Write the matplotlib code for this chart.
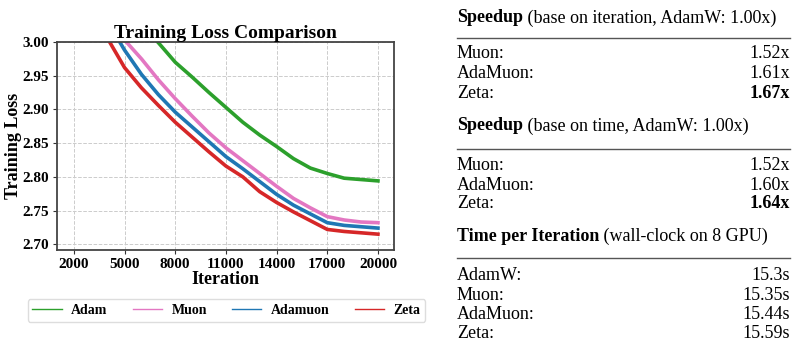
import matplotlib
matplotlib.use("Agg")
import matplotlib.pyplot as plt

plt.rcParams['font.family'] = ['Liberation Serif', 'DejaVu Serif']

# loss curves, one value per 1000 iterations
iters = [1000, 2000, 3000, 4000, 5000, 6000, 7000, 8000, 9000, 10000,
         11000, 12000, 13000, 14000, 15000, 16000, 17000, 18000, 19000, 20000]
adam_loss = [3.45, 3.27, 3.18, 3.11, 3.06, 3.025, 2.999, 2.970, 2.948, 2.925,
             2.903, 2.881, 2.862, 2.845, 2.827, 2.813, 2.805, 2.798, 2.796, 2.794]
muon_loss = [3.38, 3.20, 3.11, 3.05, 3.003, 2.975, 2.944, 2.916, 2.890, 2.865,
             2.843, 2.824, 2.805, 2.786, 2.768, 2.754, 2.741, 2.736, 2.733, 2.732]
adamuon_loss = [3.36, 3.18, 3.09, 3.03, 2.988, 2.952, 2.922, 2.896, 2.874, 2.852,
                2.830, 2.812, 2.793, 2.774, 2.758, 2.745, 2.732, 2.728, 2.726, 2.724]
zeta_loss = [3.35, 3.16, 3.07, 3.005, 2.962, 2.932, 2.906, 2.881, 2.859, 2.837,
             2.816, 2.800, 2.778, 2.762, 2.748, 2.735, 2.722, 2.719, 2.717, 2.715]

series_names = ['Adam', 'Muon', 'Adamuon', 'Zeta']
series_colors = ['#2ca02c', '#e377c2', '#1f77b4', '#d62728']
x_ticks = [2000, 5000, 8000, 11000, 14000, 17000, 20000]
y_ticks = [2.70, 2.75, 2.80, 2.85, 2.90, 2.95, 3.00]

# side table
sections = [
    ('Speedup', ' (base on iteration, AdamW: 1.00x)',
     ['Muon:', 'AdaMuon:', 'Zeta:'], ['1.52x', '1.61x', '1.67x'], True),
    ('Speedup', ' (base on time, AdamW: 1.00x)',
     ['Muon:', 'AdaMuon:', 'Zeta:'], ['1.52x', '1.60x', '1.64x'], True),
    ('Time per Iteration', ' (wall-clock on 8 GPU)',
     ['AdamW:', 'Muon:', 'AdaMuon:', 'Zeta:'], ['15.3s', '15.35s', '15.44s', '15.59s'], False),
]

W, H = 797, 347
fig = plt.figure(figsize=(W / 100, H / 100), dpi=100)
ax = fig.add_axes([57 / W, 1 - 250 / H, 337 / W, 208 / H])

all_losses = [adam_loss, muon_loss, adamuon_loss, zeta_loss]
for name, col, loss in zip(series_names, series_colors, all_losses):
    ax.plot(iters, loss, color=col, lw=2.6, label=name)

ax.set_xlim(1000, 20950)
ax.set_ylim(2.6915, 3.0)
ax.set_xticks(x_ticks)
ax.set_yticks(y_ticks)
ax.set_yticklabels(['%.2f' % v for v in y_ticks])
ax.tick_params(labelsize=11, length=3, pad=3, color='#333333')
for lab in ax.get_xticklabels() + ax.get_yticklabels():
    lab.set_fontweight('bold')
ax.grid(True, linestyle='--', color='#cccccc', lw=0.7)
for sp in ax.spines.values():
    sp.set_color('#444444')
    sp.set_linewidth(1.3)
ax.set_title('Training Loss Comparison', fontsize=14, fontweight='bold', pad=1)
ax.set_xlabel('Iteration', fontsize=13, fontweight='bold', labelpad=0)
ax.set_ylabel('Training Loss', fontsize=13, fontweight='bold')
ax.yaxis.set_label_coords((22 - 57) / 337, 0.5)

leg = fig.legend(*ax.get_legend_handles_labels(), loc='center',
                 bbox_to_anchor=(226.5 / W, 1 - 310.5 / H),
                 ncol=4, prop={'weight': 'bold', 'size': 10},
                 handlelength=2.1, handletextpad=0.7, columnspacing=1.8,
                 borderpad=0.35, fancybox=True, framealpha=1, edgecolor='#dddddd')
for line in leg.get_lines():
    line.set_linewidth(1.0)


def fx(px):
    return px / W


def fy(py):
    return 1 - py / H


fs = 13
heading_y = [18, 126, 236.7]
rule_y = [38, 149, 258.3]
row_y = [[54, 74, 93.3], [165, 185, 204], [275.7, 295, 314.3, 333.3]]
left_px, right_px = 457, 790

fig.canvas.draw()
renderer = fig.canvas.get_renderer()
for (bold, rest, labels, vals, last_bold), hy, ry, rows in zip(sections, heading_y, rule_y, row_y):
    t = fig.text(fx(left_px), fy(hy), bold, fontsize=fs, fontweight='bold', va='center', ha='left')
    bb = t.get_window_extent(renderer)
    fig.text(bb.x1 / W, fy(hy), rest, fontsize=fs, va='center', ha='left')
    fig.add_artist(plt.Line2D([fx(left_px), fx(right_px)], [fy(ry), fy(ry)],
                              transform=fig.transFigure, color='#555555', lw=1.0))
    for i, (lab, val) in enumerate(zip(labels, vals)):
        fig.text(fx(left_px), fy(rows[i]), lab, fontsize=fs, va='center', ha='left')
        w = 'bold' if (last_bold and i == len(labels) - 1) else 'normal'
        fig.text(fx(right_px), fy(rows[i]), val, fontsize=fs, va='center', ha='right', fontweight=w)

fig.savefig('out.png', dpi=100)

^^^^^^^^

* _Problem to work on_
Copy nothing but the lines from the first one in the listing through the line with "plt.rcParams['font.family'] = ['Liberation", and omit the pictures.

* _Solution to the problem_
Write the matplotlib code for this chart.
import matplotlib
matplotlib.use("Agg")
import matplotlib.pyplot as plt

plt.rcParams['font.family'] = ['Liberation Serif', 'DejaVu Serif']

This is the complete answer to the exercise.